Data showing how cannabis experimentation varies across different generations reveals that among Millennials, Gen X, and Baby Boomers, about half have tried marijuana—roughly the same as prior polls—but very few of the eldest cohort, the Traditionalists, had.

Just 19% of the Traditionalists, born before 1946, said they had tried it, and when members of this generation die and are replaced by younger people more likely to have tried marijuana in the adult population, the overall figure is pushed up.

A much smaller proportion—just 12%—of the 1,007 U.S. adults interviewed by Gallup between July 6-21 said they “smoke marijuana,” a figure the polling company said has held “steady in recent years.”
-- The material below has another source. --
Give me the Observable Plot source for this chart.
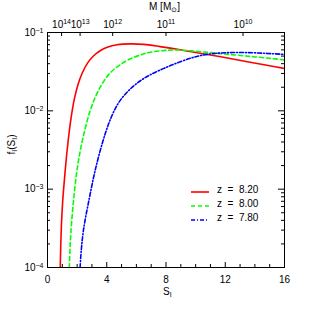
<!DOCTYPE html>
<html><head><meta charset="utf-8">
<script src="https://cdn.jsdelivr.net/npm/d3@7"></script>
<script src="https://cdn.jsdelivr.net/npm/@observablehq/plot@0.6"></script>
<style>
body{margin:0;background:#fff;}
#wrap{position:relative;width:315px;height:315px;font-family:"Liberation Sans",Arial,sans-serif;color:#000;}
.lbl{position:absolute;font-size:10px;white-space:pre;line-height:1;}
.lbl sub{font-size:7px;vertical-align:-2px;}
</style></head><body><div id="wrap"></div>
<script>
// z = 8.20 (red, solid)
const redS = [0.86, 0.9, 0.95, 1.02, 1.1, 1.25, 1.42, 1.6, 1.8, 2.05, 2.34, 2.7, 3.1, 3.58, 4.03, 4.7, 5.6, 6.5, 7.6, 8.3, 9.3, 10.3, 11.7, 13.4, 15.0, 16.0];
const redF = [1.0e-4, 2.09e-4, 3.80e-4, 6.76e-4, 1.07e-3, 2.24e-3, 4.57e-3, 8.32e-3, 0.0138, 0.0214, 0.0302, 0.0407, 0.0501, 0.0589, 0.0646, 0.0697, 0.0716, 0.0705, 0.0661, 0.0631, 0.0586, 0.0543, 0.0490, 0.0427, 0.0376, 0.0347];
// z = 8.00 (green, dashed)
const greenS = [1.47, 1.52, 1.58, 1.76, 2.03, 2.4, 2.95, 3.58, 4.26, 5.0, 5.6, 6.3, 6.96, 8.0, 9.0, 10.3, 11.7, 13.4, 15.0, 16.0];
const greenF = [1.0e-4, 1.74e-4, 2.82e-4, 7.24e-4, 1.95e-3, 4.57e-3, 0.01096, 0.0204, 0.0309, 0.0398, 0.0462, 0.0519, 0.0560, 0.0592, 0.0596, 0.0569, 0.0537, 0.0501, 0.0468, 0.0447];
// z = 7.80 (blue, dash-dot)
const blueS = [2.2, 2.28, 2.43, 2.82, 3.27, 3.9, 4.4, 4.91, 5.6, 6.3, 6.96, 8.3, 9.66, 10.3, 11.2, 12.5, 14.0, 16.0];
const blueF = [1.0e-4, 1.66e-4, 3.02e-4, 7.59e-4, 1.91e-3, 5.13e-3, 9.12e-3, 0.0136, 0.0191, 0.0244, 0.0290, 0.0378, 0.0470, 0.0506, 0.0538, 0.0555, 0.0550, 0.0525];

const zLabels = ["8.20", "8.00", "7.80"];
const xMajor = [0, 4, 8, 12, 16];
const xMinor = [1, 2, 3, 5, 6, 7, 9, 10, 11, 13, 14, 15];
const yMajor = [1e-4, 1e-3, 1e-2, 1e-1];
const yMinor = [1e-4, 1e-3, 1e-2].flatMap(d => [2,3,4,5,6,7,8,9].map(k => k * d));
const massTickS = [0.95, 2.2, 4.4, 8.0, 13.2];
const massTickLabels = ["10^14", "10^13", "10^12", "10^11", "10^10"];

const styles = [
  {color: "#ff0000", dash: null},
  {color: "#00ff00", dash: "4,3"},
  {color: "#0000ff", dash: "4,2,1,2"}
];
const seriesS = [redS, greenS, blueS];
const seriesF = [redF, greenF, blueF];

const W = 315, H = 315, mL = 47, mR = 31, mT = 32, mB = 48;
const pw = W - mL - mR, ph = H - mT - mB;

const lineMarks = seriesS.map((S, k) => Plot.line(S.map((x, i) => ({S: x, f: seriesF[k][i]})), {
  x: "S", y: "f", stroke: styles[k].color, strokeWidth: 1.6,
  strokeDasharray: styles[k].dash, curve: "catmull-rom", clip: true
}));

const chart = Plot.plot({
  width: W, height: H, marginLeft: mL, marginRight: mR, marginTop: mT, marginBottom: mB,
  style: {fontFamily: '"Liberation Sans", Arial, sans-serif', fontSize: "10px", background: "white", color: "black"},
  x: {domain: [0, 16]},
  y: {type: "log", domain: [1e-4, 1e-1]},
  marks: [
    ...lineMarks,
    Plot.tickX(xMajor, {x: d => d, insetTop: ph - 5, stroke: "black"}),
    Plot.tickX(xMinor, {x: d => d, insetTop: ph - 3, stroke: "black"}),
    Plot.tickX(massTickS, {x: d => d, insetBottom: ph - 4, stroke: "black"}),
    Plot.tickY(yMajor, {y: d => d, insetRight: pw - 6, stroke: "black"}),
    Plot.tickY(yMinor, {y: d => d, insetRight: pw - 3, stroke: "black"}),
    Plot.tickY(yMajor, {y: d => d, insetLeft: pw - 6, stroke: "black"}),
    Plot.tickY(yMinor, {y: d => d, insetLeft: pw - 3, stroke: "black"}),
    Plot.frame({stroke: "black", strokeWidth: 1}),
    Plot.axisX({anchor: "bottom", ticks: xMajor, tickSize: 0, tickPadding: 8, label: null, tickFormat: d3.format("d")}),
    Plot.axisY({anchor: "left", ticks: yMajor, tickSize: 0, tickPadding: 4, label: null,
      tickFormat: d => "10^" + Math.round(Math.log10(d))}),
    Plot.axisX({anchor: "top", ticks: massTickS, tickSize: 0, tickPadding: 5, label: null,
      tickFormat: d => massTickLabels[massTickS.indexOf(d)]})
  ]
});
chart.querySelectorAll("text").forEach(t => {
  const s = t.textContent;
  if (!s.includes("^")) return;
  const [base, exp] = s.split("^");
  const expText = exp.replace("-", "\u2212");
  while (t.firstChild) t.removeChild(t.firstChild);
  const ns = "http://www.w3.org/2000/svg";
  const a = document.createElementNS(ns, "tspan");
  a.textContent = base;
  const b = document.createElementNS(ns, "tspan");
  b.textContent = expText;
  b.setAttribute("font-size", "7");
  b.setAttribute("dy", "-0.45em");
  t.appendChild(a); t.appendChild(b);
});
const wrap = document.getElementById("wrap");
wrap.appendChild(chart);

function addLabel(html, left, top, extra) {
  const d = document.createElement("div");
  d.className = "lbl";
  d.innerHTML = html;
  d.style.left = left + "px";
  d.style.top = top + "px";
  if (extra) Object.assign(d.style, extra);
  wrap.appendChild(d);
  return d;
}
addLabel("M [M<sub>⊙</sub>]", 149, 2);
addLabel("S<sub>I</sub>", 163, 287);
addLabel("f<sub>I</sub>(S<sub>I</sub>)", -8, 139, {transform: "rotate(-90deg)", width: "40px", textAlign: "center"});

const legY = [190, 204, 218];
zLabels.forEach((z, k) => {
  const svg = `<svg width="20" height="6" style="vertical-align:middle;overflow:visible"><line x1="0" x2="18" y1="3" y2="3" stroke="${styles[k].color}" stroke-width="1.6" ${styles[k].dash ? `stroke-dasharray="${styles[k].dash}"` : ""}/></svg>`;
  addLabel(svg, 191, legY[k] - 3);
  addLabel("z  =  " + z, 217, legY[k] - 5);
});
</script></body></html>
Younger Americans are much more likely to say they currently smoke marijuana, Gallup found, consistent with its other polling and suggesting people try marijnuana when young and discontinue as they get older.

Combined Gallup data from 2015-2021 show more Millennials (20%) saying they smoke marijuana than other generations, followed by Gen X (11%), Baby Boomers (9%) and Traditionalists (1%).

More men (16%) said they smoked than women (9%) and those who seldom or never attend religious services (19%) reported smoking at a rate greater than six times weekly attendees (3%).


$100 billion. That’s how much the cannabis industry in America could be worth in 2030. Today, it is worth a more modest $17.5 in annual sales, though legalization could propel the industry to new highs.


Though the percentage of Americans saying they have tried marijuana has risen steadily over the last few decades, Gallup believes the halfway point may mark an upper limit. Experimentation rates have remained relatively steady at around 50% and the polling company says it seems “unlikely” this proportion will increase in future years. The habits of Gen Z will determine this trajectory.